The difference between these values is ~3V. Normally, higher is better, because this means you would require more noise to cause an output error. The situation you described, with $V_{IL} = 1V$ and $V_{IH} = 1.5V$ only leaves 0.5V for noise. So for general purpose gates, most will not have these characteristics.

4000 series datasheet

But, you can use a comparator (or just plain old single rail op-amp) with the V- = 1.5V and the V+ as your input. You can give the comparator IC supply and ground of +5V and 0V, so it will produce your 0-5V output signal. (Like LM293)

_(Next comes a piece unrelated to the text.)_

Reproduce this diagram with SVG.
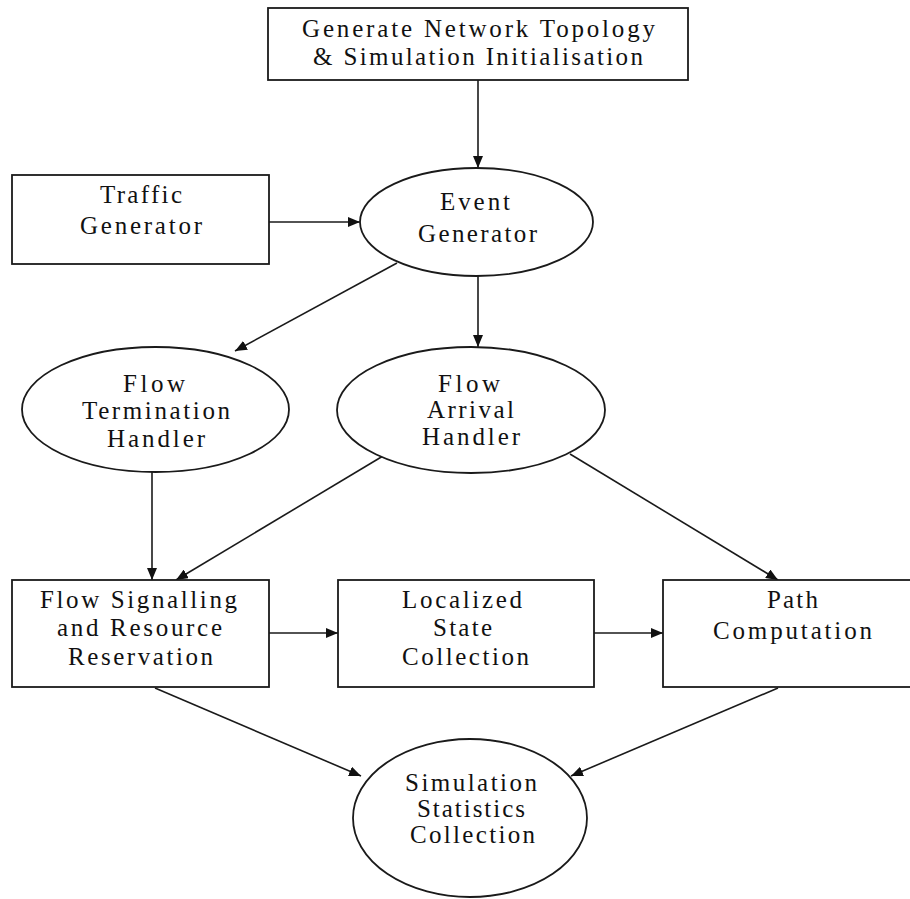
<svg xmlns="http://www.w3.org/2000/svg" width="910" height="899" viewBox="0 0 910 899">
<defs>
<style>
.s{fill:#fff;stroke:#1a1a1a;stroke-width:1.8}
.t{font-family:"Liberation Serif","Times New Roman",serif;font-size:25px;fill:#111;text-anchor:middle}
.c{stroke:#1a1a1a;stroke-width:1.6;fill:none;marker-end:url(#ah)}
</style>
<marker id="ah" viewBox="0 0 12 10" refX="12" refY="5" markerWidth="12" markerHeight="10" markerUnits="userSpaceOnUse" orient="auto">
<path d="M0,0 L12,5 L0,10 Z" fill="#111"/>
</marker>
</defs>
<rect width="910" height="899" fill="#fff"/>
<g id="connectors">
<line class="c" x1="478" y1="80" x2="478" y2="168"/>
<line class="c" x1="269" y1="222" x2="360" y2="222"/>
<line class="c" x1="397" y1="263" x2="235" y2="351"/>
<line class="c" x1="478" y1="276" x2="478" y2="347"/>
<line class="c" x1="152" y1="472" x2="152" y2="580"/>
<line class="c" x1="383" y1="456" x2="176" y2="580"/>
<line class="c" x1="570" y1="454" x2="778" y2="580"/>
<line class="c" x1="269" y1="633" x2="338" y2="633"/>
<line class="c" x1="594" y1="633" x2="663" y2="633"/>
<line class="c" x1="155" y1="688" x2="361" y2="776"/>
<line class="c" x1="778" y1="688" x2="571" y2="776"/>
</g>
<g id="init">
<rect class="s" x="268" y="8" width="420" height="72"/>
<text class="t" x="478.5" y="37" textLength="353" lengthAdjust="spacing">Generate Network Topology</text>
<text class="t" x="478" y="65" textLength="330" lengthAdjust="spacing">&amp; Simulation Initialisation</text>
</g>
<g id="traffic">
<rect class="s" x="12" y="175" width="257" height="89"/>
<text class="t" x="141" y="203" textLength="82" lengthAdjust="spacing">Traffic</text>
<text class="t" x="141" y="234" textLength="122" lengthAdjust="spacing">Generator</text>
</g>
<g id="event">
<ellipse class="s" cx="476.5" cy="222" rx="116.5" ry="54"/>
<text class="t" x="475" y="210" textLength="70" lengthAdjust="spacing">Event</text>
<text class="t" x="477.5" y="242" textLength="119" lengthAdjust="spacing">Generator</text>
</g>
<g id="termination">
<ellipse class="s" cx="155.5" cy="409.5" rx="133.5" ry="62.5"/>
<text class="t" x="154" y="392" textLength="62" lengthAdjust="spacing">Flow</text>
<text class="t" x="156" y="419" textLength="148" lengthAdjust="spacing">Termination</text>
<text class="t" x="156" y="447" textLength="98" lengthAdjust="spacing">Handler</text>
</g>
<g id="arrival">
<ellipse class="s" cx="471" cy="410" rx="134" ry="63"/>
<text class="t" x="469" y="392" textLength="62" lengthAdjust="spacing">Flow</text>
<text class="t" x="470.5" y="418" textLength="87" lengthAdjust="spacing">Arrival</text>
<text class="t" x="471" y="445" textLength="98" lengthAdjust="spacing">Handler</text>
</g>
<g id="signalling">
<rect class="s" x="12" y="580" width="257" height="107"/>
<text class="t" x="138.5" y="608" textLength="197" lengthAdjust="spacing">Flow Signalling</text>
<text class="t" x="139.5" y="636" textLength="165" lengthAdjust="spacing">and Resource</text>
<text class="t" x="140.5" y="665" textLength="145" lengthAdjust="spacing">Reservation</text>
</g>
<g id="localized">
<rect class="s" x="338" y="580" width="256" height="107"/>
<text class="t" x="462" y="608" textLength="120" lengthAdjust="spacing">Localized</text>
<text class="t" x="462.5" y="636" textLength="59" lengthAdjust="spacing">State</text>
<text class="t" x="465.5" y="665" textLength="127" lengthAdjust="spacing">Collection</text>
</g>
<g id="path">
<rect class="s" x="663" y="580" width="270" height="107"/>
<text class="t" x="792.5" y="608" textLength="51" lengthAdjust="spacing">Path</text>
<text class="t" x="792.5" y="639" textLength="159" lengthAdjust="spacing">Computation</text>
</g>
<g id="statistics">
<ellipse class="s" cx="470" cy="818" rx="117" ry="79"/>
<text class="t" x="471" y="791" textLength="132" lengthAdjust="spacing">Simulation</text>
<text class="t" x="471" y="817" textLength="108" lengthAdjust="spacing">Statistics</text>
<text class="t" x="472.5" y="843" textLength="125" lengthAdjust="spacing">Collection</text>
</g>
</svg>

Edit: As pointed out by Peter Bennett, the LM293 has an open collector output. So connect the output to the supply voltage with ~3.3kOhm or so resistor. Most op-amps do not require this pullup resistor; just check the datasheets.

• Most comparators have an open-collector output, so you'll need a pull-up resistor between the output and Vcc – Peter Bennett Sep 5 '16 at 19:55

The MC74VHCT50A is one possibility, but I don't think the pinout matches the olde CMOS parts, especially stupid ones like the 4050 with Vcc on pin 1.

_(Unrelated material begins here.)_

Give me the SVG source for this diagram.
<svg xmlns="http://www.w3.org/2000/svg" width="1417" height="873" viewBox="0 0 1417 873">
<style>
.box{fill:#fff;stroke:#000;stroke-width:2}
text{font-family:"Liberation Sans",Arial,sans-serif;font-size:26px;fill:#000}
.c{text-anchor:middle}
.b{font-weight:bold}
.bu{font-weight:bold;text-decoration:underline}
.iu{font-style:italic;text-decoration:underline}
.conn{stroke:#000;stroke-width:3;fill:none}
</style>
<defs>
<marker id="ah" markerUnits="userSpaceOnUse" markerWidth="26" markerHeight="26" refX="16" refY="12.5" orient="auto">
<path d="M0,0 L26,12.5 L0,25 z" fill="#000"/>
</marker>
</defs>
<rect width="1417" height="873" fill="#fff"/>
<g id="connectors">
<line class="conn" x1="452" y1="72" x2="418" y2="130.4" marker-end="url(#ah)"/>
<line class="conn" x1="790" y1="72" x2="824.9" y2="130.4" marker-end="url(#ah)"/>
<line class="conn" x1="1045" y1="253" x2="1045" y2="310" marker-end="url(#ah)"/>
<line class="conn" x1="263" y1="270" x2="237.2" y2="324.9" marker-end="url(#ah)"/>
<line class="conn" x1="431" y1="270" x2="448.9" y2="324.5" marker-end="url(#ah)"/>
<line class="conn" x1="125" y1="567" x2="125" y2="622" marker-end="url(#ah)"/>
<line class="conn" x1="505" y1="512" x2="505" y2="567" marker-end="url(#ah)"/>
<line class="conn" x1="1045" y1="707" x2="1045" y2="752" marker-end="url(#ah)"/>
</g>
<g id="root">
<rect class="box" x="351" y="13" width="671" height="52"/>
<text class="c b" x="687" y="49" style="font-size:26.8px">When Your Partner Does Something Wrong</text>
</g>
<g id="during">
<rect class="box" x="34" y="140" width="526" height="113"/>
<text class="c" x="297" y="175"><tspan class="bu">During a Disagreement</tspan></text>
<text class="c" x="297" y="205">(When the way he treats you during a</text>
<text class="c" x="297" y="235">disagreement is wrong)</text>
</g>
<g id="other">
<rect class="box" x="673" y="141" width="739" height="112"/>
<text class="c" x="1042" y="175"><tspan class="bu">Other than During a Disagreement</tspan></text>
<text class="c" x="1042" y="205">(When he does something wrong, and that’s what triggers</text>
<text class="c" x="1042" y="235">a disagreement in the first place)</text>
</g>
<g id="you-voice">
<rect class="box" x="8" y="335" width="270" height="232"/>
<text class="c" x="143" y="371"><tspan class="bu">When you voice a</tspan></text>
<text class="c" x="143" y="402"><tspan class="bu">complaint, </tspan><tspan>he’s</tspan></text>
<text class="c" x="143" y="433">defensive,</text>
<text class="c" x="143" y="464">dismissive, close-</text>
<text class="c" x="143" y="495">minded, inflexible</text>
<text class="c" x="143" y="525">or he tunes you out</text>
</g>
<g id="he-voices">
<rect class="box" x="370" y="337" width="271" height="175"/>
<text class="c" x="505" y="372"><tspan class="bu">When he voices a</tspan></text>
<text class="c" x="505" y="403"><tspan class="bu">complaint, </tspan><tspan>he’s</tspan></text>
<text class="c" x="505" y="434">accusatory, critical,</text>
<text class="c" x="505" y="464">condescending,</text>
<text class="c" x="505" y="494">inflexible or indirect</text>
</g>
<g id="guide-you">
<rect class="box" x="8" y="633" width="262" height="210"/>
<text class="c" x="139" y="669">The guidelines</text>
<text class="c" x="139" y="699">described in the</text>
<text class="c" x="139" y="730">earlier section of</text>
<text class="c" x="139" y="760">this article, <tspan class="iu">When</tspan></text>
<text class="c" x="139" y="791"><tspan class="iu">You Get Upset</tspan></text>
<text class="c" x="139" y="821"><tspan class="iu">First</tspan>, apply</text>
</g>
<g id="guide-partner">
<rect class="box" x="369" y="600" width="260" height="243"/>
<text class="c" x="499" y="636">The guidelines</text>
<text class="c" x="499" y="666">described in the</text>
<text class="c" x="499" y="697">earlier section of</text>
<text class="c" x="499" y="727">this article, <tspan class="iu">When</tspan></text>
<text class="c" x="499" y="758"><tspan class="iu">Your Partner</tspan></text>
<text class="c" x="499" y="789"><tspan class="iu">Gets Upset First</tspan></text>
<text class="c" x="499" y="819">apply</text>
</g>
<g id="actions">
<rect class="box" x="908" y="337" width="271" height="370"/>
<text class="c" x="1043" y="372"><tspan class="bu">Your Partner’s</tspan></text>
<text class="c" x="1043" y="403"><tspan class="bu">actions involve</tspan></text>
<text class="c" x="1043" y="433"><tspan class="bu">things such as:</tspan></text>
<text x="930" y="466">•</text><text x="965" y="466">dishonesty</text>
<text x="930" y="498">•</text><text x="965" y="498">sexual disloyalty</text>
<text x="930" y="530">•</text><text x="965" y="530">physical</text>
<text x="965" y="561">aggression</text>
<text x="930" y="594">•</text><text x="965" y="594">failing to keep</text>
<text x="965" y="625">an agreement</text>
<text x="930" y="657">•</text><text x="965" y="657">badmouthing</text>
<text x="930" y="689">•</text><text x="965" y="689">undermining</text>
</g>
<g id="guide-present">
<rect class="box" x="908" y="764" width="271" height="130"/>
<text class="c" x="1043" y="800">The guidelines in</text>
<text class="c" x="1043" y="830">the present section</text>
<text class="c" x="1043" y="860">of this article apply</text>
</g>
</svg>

Note that the edited version of the question clarifies that it is TTL-compatible levels that the OP is after, so $V_{IL} = 0.8V \text{and} V_{IH} = 2.0V$, so that standard TTL output level limits of 0.4V/2.4V yield a minimum of 400mV noise immunity.

• Level shifting doesn't give specific thresholds. Looking at that datasheet, there's still a >0.5V invalid input region. – user2943160 Sep 5 '16 at 20:17
• @user2943160 According to the question "it's TTL levels". The inputs of that chip are TTL-compatible, so it correctly answers the question. Any arrangement at all will have a region of uncertainty, of course. – Spehro Pefhany Sep 5 '16 at 20:19
• Well, now that I see the question's edit... My vote on your answer got locked, so if you want to edit your answer to cover anything else, I can change it. – user2943160 Sep 5 '16 at 20:30
• Mentioning the content in this comment on the question would certainly be useful. – user2943160 Sep 5 '16 at 20:31
• Spehro , wouldn't applying your logic, with TTL outputs of 0.8~2.0 to same input specs imply TTL has no noise immunity. Actual TTL thresholds are two VBe drops.-~1.3 but HCT is nearer to 1.5Vish – Sunnyskyguy EE75 Sep 5 '16 at 23:29

What you are looking for applies the the 74HCTxx family with T for TTL input thresholds, but the CD4050 was never migrated to HCT.